There is a contradiction here: The people spearheading the memorial are Kremlin loyalists who do whatever Moscow tells them to do, while the memorial they are building appears to conflict with Kremlin interests. Poborchiy nicely captures this incongruity. At 51, he admires Putin, who may no longer officially run the Kremlin but is assumed to orchestrate the every move of his successor, Dmitry Medvedev. Indeed, Poborchiy seems self-consciously Putinesque, sporting a tracksuit with the Russian tricolor and leading a men's team 
 of ice swimmers who converge on a lake for morning races every winter, when Murmansk descends into darkness for nearly two months.

But Poborchiy is also convinced that Putin is lying. "I want the truth known. I don't believe the official version of events," he says, adding that he believes the thesis advanced by a 2004 French documentary that contended a U.S. submarine torpedoed the Kursk. The new memorial, he says, will ensure that the men who died will never be forgotten.
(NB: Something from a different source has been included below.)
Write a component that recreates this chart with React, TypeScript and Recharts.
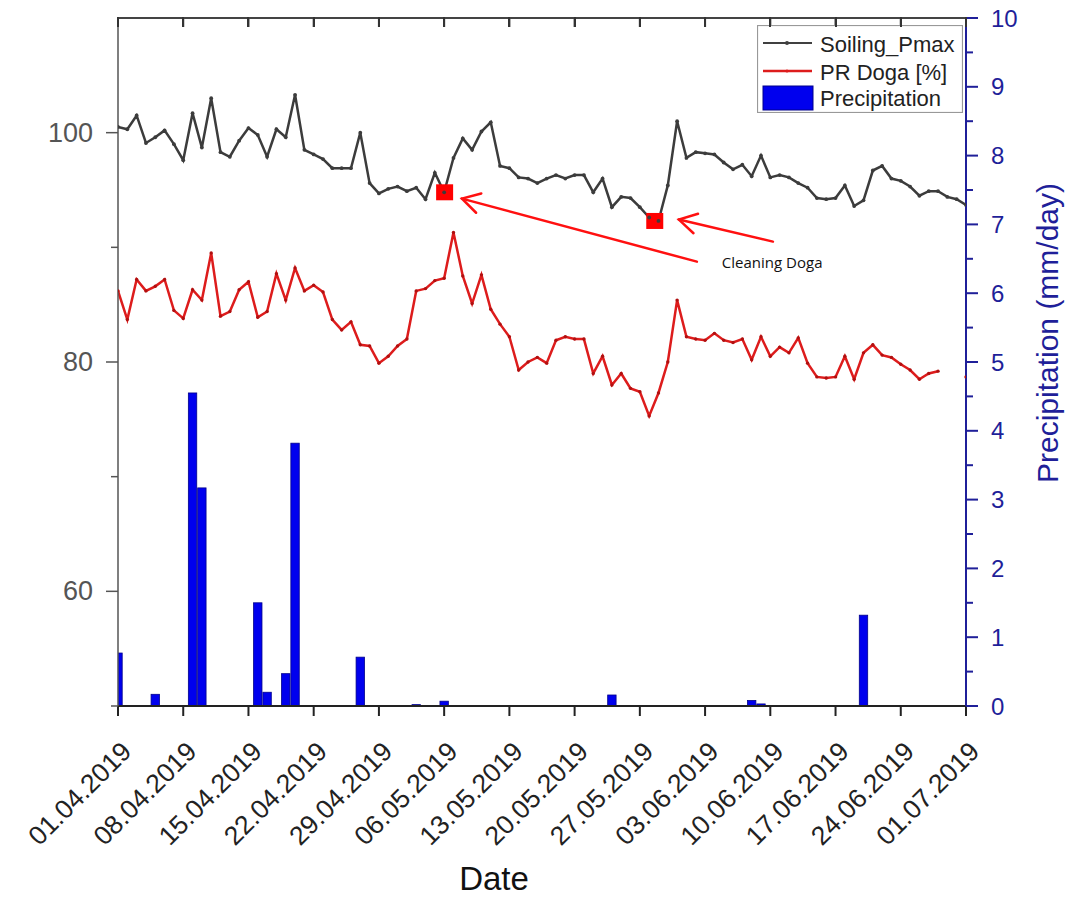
import React from "react";
import {
  ComposedChart,
  Line,
  Bar,
  Scatter,
  XAxis,
  YAxis,
  Legend,
  ReferenceLine,
  ReferenceDot,
} from "recharts";

// day index 0 = 01.04.2019 ... 91 = 01.07.2019
const soilingPmax = [
  100.5, 100.3, 101.5, 99.1, 99.6, 100.2, 99.0, 97.6, 101.7, 98.7, 103.0, 98.3, 97.9, 99.3, 100.4, 99.8,
  97.9, 100.3, 99.6, 103.3, 98.5, 98.1, 97.7, 96.9, 96.9, 96.9, 100.0, 95.6, 94.7, 95.1, 95.3, 94.9,
  95.2, 94.2, 96.5, 94.8, 97.8, 99.5, 98.5, 100.1, 100.9, 97.1, 96.9, 96.1, 96.0, 95.6, 96.0, 96.3,
  96.0, 96.3, 96.3, 94.8, 96.0, 93.5, 94.4, 94.3, 93.5, 92.6, 92.3, 95.4, 101.0, 97.8, 98.3, 98.2,
  98.1, 97.4, 96.8, 97.2, 96.2, 98.0, 96.1, 96.3, 96.1, 95.6, 95.2, 94.3, 94.2, 94.3, 95.4, 93.6,
  94.1, 96.7, 97.1, 96.0, 95.8, 95.3, 94.5, 94.9, 94.9, 94.4, 94.2, 93.7,
];

const prDoga: (number | null)[] = [
  86.2, 83.7, 87.2, 86.2, 86.6, 87.2, 84.5, 83.8, 86.3, 85.4, 89.5, 84.0, 84.4, 86.3, 87.0, 83.9,
  84.4, 87.7, 85.4, 88.2, 86.2, 86.7, 86.1, 83.7, 82.8, 83.5, 81.5, 81.4, 79.9, 80.5, 81.4, 82.0,
  86.2, 86.4, 87.1, 87.3, 91.3, 87.5, 85.1, 87.6, 84.6, 83.3, 82.2, 79.3, 80.0, 80.4, 79.9, 81.9,
  82.2, 82.0, 82.0, 79.0, 80.5, 78.0, 79.0, 77.7, 77.4, 75.3, 77.3, 80.0, 85.4, 82.2, 82.0, 81.9,
  82.5, 81.9, 81.7, 82.0, 80.2, 82.2, 80.5, 81.3, 80.8, 82.1, 79.9, 78.7, 78.6, 78.7, 80.5, 78.5,
  80.8, 81.5, 80.6, 80.4, 79.8, 79.3, 78.5, 79.0, 79.2, null, null, 78.7,
];

const precipitation = [
  0.77, 0, 0, 0, 0.17, 0, 0, 0, 4.55, 3.17, 0, 0, 0, 0, 0, 1.5,
  0.2, 0, 0.47, 3.82, 0, 0, 0, 0, 0, 0, 0.71, 0, 0, 0, 0, 0,
  0.02, 0, 0, 0.07, 0, 0, 0, 0, 0, 0, 0, 0, 0, 0, 0, 0,
  0, 0, 0, 0, 0, 0.16, 0, 0, 0, 0, 0, 0, 0, 0, 0, 0,
  0, 0, 0, 0, 0.08, 0.03, 0, 0, 0, 0, 0, 0, 0, 0, 0, 0,
  1.32, 0, 0, 0, 0, 0, 0, 0, 0, 0, 0, 0,
];

const dateTicks = [0, 7, 14, 21, 28, 35, 42, 49, 56, 63, 70, 77, 84, 91];
const dateLabels = [
  "01.04.2019", "08.04.2019", "15.04.2019", "22.04.2019", "29.04.2019", "06.05.2019", "13.05.2019",
  "20.05.2019", "27.05.2019", "03.06.2019", "10.06.2019", "17.06.2019", "24.06.2019", "01.07.2019",
];
const leftTicks = [50, 60, 70, 80, 90, 100, 110];
const rightTicks = [0, 0.5, 1, 1.5, 2, 2.5, 3, 3.5, 4, 4.5, 5, 5.5, 6, 6.5, 7, 7.5, 8, 8.5, 9, 9.5, 10];

const cleaningPoints = [
  { day: 35.05, v: 94.8 },
  { day: 57.6, v: 92.3 },
];

const data = soilingPmax.map((s, i) => ({
  day: i,
  soiling: s,
  pr: prDoga[i],
  precip: precipitation[i],
}));

const FONT = "'Liberation Sans', Arial, sans-serif";
const NAVY = "#1f1f99";
const CHART_W = 1089;
const MARGIN = { top: 18, right: 23, bottom: 3, left: 58 };
const LEFT_AXIS_W = 60;
const RIGHT_AXIS_W = 100;
const PLOT_LEFT = MARGIN.left + LEFT_AXIS_W;
const PLOT_W = CHART_W - MARGIN.left - MARGIN.right - LEFT_AXIS_W - RIGHT_AXIS_W;
const DAY_SPAN = 91;

const LeftTick = (props: any) => {
  const { x, y, payload } = props;
  const v = payload.value;
  if (v === 110) {
    // top frame of the plot, with inward ticks at the date ticks
    return (
      <g>
        <line x1={x} x2={x + PLOT_W} y1={y} y2={y} stroke="#444" strokeWidth={2} />
        {dateTicks.map((d) => {
          const tx = x + (d * PLOT_W) / DAY_SPAN;
          return <line key={d} x1={tx} x2={tx} y1={y} y2={y + 9} stroke="#333" strokeWidth={2} />;
        })}
      </g>
    );
  }
  const major = v % 20 === 0;
  return (
    <g>
      <line x1={x} x2={x - (major ? 12 : 7)} y1={y} y2={y} stroke="#555" strokeWidth={1.5} />
      {major && (
        <text x={x - 25} y={y} textAnchor="end" dominantBaseline="central" fontSize={27} fill="#555" fontFamily={FONT}>
          {v}
        </text>
      )}
    </g>
  );
};

const RightTick = (props: any) => {
  const { x, y, payload } = props;
  const v = payload.value;
  const major = Number.isInteger(v);
  return (
    <g>
      <line x1={x} x2={x + (major ? 12 : 7)} y1={y} y2={y} stroke={NAVY} strokeWidth={2} />
      {major && (
        <text x={x + 25} y={y} textAnchor="start" dominantBaseline="central" fontSize={24} fill={NAVY} fontFamily={FONT}>
          {v}
        </text>
      )}
    </g>
  );
};

const BottomTick = (props: any) => {
  const { x, y, payload } = props;
  const label = dateLabels[dateTicks.indexOf(payload.value)];
  const ax = x + 15;
  const ay = y + 47;
  return (
    <g>
      <line x1={x} x2={x} y1={y} y2={y + 10} stroke="#222" strokeWidth={2} />
      <text x={ax} y={ay} transform={`rotate(-45, ${ax}, ${ay})`} textAnchor="end" fontSize={26.5} fill="#222" fontFamily={FONT}>
        {label}
      </text>
    </g>
  );
};

const PrecipBar = (props: any) => {
  const { x, y, width, height } = props;
  if (!height || height <= 0) return null;
  const cx = x + width / 2;
  return <rect x={cx - 4.2} y={y} width={8.4} height={height} fill="#0000ee" stroke="#00008b" strokeWidth={0.8} />;
};

const Arrow = (props: any) => {
  const { x1, y1, x2, y2 } = props;
  const ang = Math.atan2(y1 - y2, x1 - x2);
  const len = 20;
  const w1x = x2 + len * Math.cos(ang - Math.PI / 6);
  const w1y = y2 + len * Math.sin(ang - Math.PI / 6);
  const w2x = x2 + len * Math.cos(ang + Math.PI / 6);
  const w2y = y2 + len * Math.sin(ang + Math.PI / 6);
  return (
    <g stroke="#ff1010" strokeWidth={2.5} fill="none" strokeLinecap="round">
      <line x1={x1} y1={y1} x2={x2} y2={y2} />
      <polyline points={`${w1x},${w1y} ${x2},${y2} ${w2x},${w2y}`} />
    </g>
  );
};

const CleaningSquare = (props: any) => {
  const { cx, cy } = props;
  return <rect x={cx - 8.5} y={cy - 8} width={17} height={16} fill="#ff0000" />;
};

const LegendBox = () => (
  <svg width={206} height={88} style={{ display: "block" }}>
    <rect x={0.5} y={0.5} width={205} height={87} fill="#fff" stroke="#999" strokeWidth={1.2} />
    <line x1={6} x2={55} y1={18} y2={18} stroke="#404040" strokeWidth={2} />
    <circle cx={30} cy={18} r={2} fill="#404040" />
    <text x={63} y={19} dominantBaseline="central" fontSize={22} fill="#222" fontFamily={FONT}>Soiling_Pmax</text>
    <line x1={6} x2={55} y1={46} y2={46} stroke="#dd1c1c" strokeWidth={2.5} />
    <circle cx={30} cy={46} r={1.5} fill="#dd1c1c" />
    <text x={63} y={47} dominantBaseline="central" fontSize={22} fill="#222" fontFamily={FONT}>PR Doga [%]</text>
    <rect x={6} y={61} width={50} height={24} fill="#0000ee" stroke="#00008b" strokeWidth={1} />
    <text x={63} y={73} dominantBaseline="central" fontSize={22} fill="#222" fontFamily={FONT}>Precipitation</text>
  </svg>
);

// plain overlay for the top border of the plot frame
const TopFrame = () => (
  <div style={{ position: "absolute", left: PLOT_LEFT, top: MARGIN.top - 1, width: PLOT_W, height: 12, pointerEvents: "none" }}>
    <div style={{ position: "absolute", left: 0, top: 0, width: PLOT_W, height: 2, background: "#444" }} />
    {dateTicks.map((d) => (
      <div
        key={d}
        style={{ position: "absolute", left: (d * PLOT_W) / DAY_SPAN - 1, top: 0, width: 2, height: 10, background: "#333" }}
      />
    ))}
  </div>
);

export default function App() {
  return (
    <div style={{ position: "relative", width: 1089, height: 899, margin: "-8px 0 0 -8px", fontFamily: FONT }}>
      <ComposedChart width={CHART_W} height={899} data={data} margin={MARGIN}>
        <XAxis
          xAxisId="bottom"
          dataKey="day"
          type="number"
          domain={[0, DAY_SPAN]}
          ticks={dateTicks}
          interval={0}
          allowDataOverflow
          height={190}
          tickSize={0}
          tickMargin={0}
          tickLine={false}
          axisLine={{ stroke: "#222", strokeWidth: 2 }}
          tick={<BottomTick />}
          label={{
            content: () => (
              <text x={494} y={890} textAnchor="middle" fontSize={33} fill="#111" fontFamily={FONT}>
                Date
              </text>
            ),
          }}
        />
        <YAxis
          yAxisId="left"
          orientation="left"
          domain={[50, 110]}
          ticks={leftTicks}
          interval={0}
          allowDataOverflow
          width={LEFT_AXIS_W}
          tickSize={0}
          tickMargin={0}
          tickLine={false}
          axisLine={{ stroke: "#555", strokeWidth: 1.5 }}
          tick={<LeftTick />}
        />
        <YAxis
          yAxisId="right"
          orientation="right"
          domain={[0, 10]}
          ticks={rightTicks}
          interval={0}
          allowDataOverflow
          width={RIGHT_AXIS_W}
          tickSize={0}
          tickMargin={0}
          tickLine={false}
          axisLine={{ stroke: NAVY, strokeWidth: 2 }}
          tick={<RightTick />}
          label={{
            content: () => (
              <text
                x={1047}
                y={333}
                transform="rotate(-90, 1047, 333)"
                textAnchor="middle"
                dominantBaseline="central"
                fontSize={30}
                fill={NAVY}
                fontFamily={FONT}
              >
                Precipitation (mm/day)
              </text>
            ),
          }}
        />
        <Legend
          layout="vertical"
          align="center"
          verticalAlign="middle"
          content={() => <LegendBox />}
          wrapperStyle={{ position: "absolute", left: 757, top: 25, width: 206, height: 88 }}
        />
        <Bar
          xAxisId="bottom"
          yAxisId="right"
          dataKey="precip"
          name="Precipitation"
          fill="#0000ee"
          shape={<PrecipBar />}
          isAnimationActive={false}
        />
        <Line
          xAxisId="bottom"
          yAxisId="left"
          dataKey="soiling"
          name="Soiling_Pmax"
          stroke="#3c3c3c"
          strokeWidth={2.5}
          dot={{ r: 1.9, fill: "#3c3c3c", stroke: "none" }}
          isAnimationActive={false}
        />
        <Line
          xAxisId="bottom"
          yAxisId="left"
          dataKey="pr"
          name="PR Doga [%]"
          stroke="#dd1c1c"
          strokeWidth={2.5}
          dot={{ r: 1.7, fill: "#b01010", stroke: "none" }}
          connectNulls={false}
          isAnimationActive={false}
        />
        <Scatter
          xAxisId="bottom"
          yAxisId="left"
          data={cleaningPoints}
          dataKey="v"
          shape={<CleaningSquare />}
          legendType="none"
          isAnimationActive={false}
        />
        <ReferenceLine
          xAxisId="bottom"
          yAxisId="left"
          segment={[{ x: 62.12, y: 88.75 }, { x: 36.91, y: 94.25 }]}
          shape={<Arrow />}
        />
        <ReferenceLine
          xAxisId="bottom"
          yAxisId="left"
          segment={[{ x: 70.28, y: 90.5 }, { x: 60.19, y: 92.42 }]}
          shape={<Arrow />}
        />
        <ReferenceDot
          xAxisId="bottom"
          yAxisId="left"
          x={70.2}
          y={88.7}
          r={1}
          fill="none"
          stroke="none"
          label={{ value: "Cleaning Doga", position: "center", fontSize: 15, fill: "#111", fontFamily: "'Open Sans', sans-serif" }}
        />
      </ComposedChart>
      <TopFrame />
    </div>
  );
}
This is the kind of remembering the Kremlin has yet to embrace. Memorials in Soviet times were monuments to national greatness: towering monoliths like Lyosha, the 115-ft. (35 m) statue of a soldier down the road from the future Kursk memorial. These Soviet-era monuments were designed to inculcate belief in (and fear of) the regime. Like his Soviet predecessors, Putin has shown a distaste for acknowledging weakness or tragedy. "In the Russian mentality," says Anna Kireeva of the environmental group Bellona, which investigated the Kursk sinking out of concern that nuclear waste might seep from the submarine, "there is a joke: Rule 1 is the boss is always right. Rule 2 is, if the boss is wrong, see Rule 1."

Kireeva suggests a possible explanation for local apparatchiks rallying around the kind of memorial that Moscow rejects: political expediency. "Medvedev and Putin have the least support in the whole country in Murmansk," she says. "United Russia knows this." A little remembering might be the price the regime has to pay to keep the peace.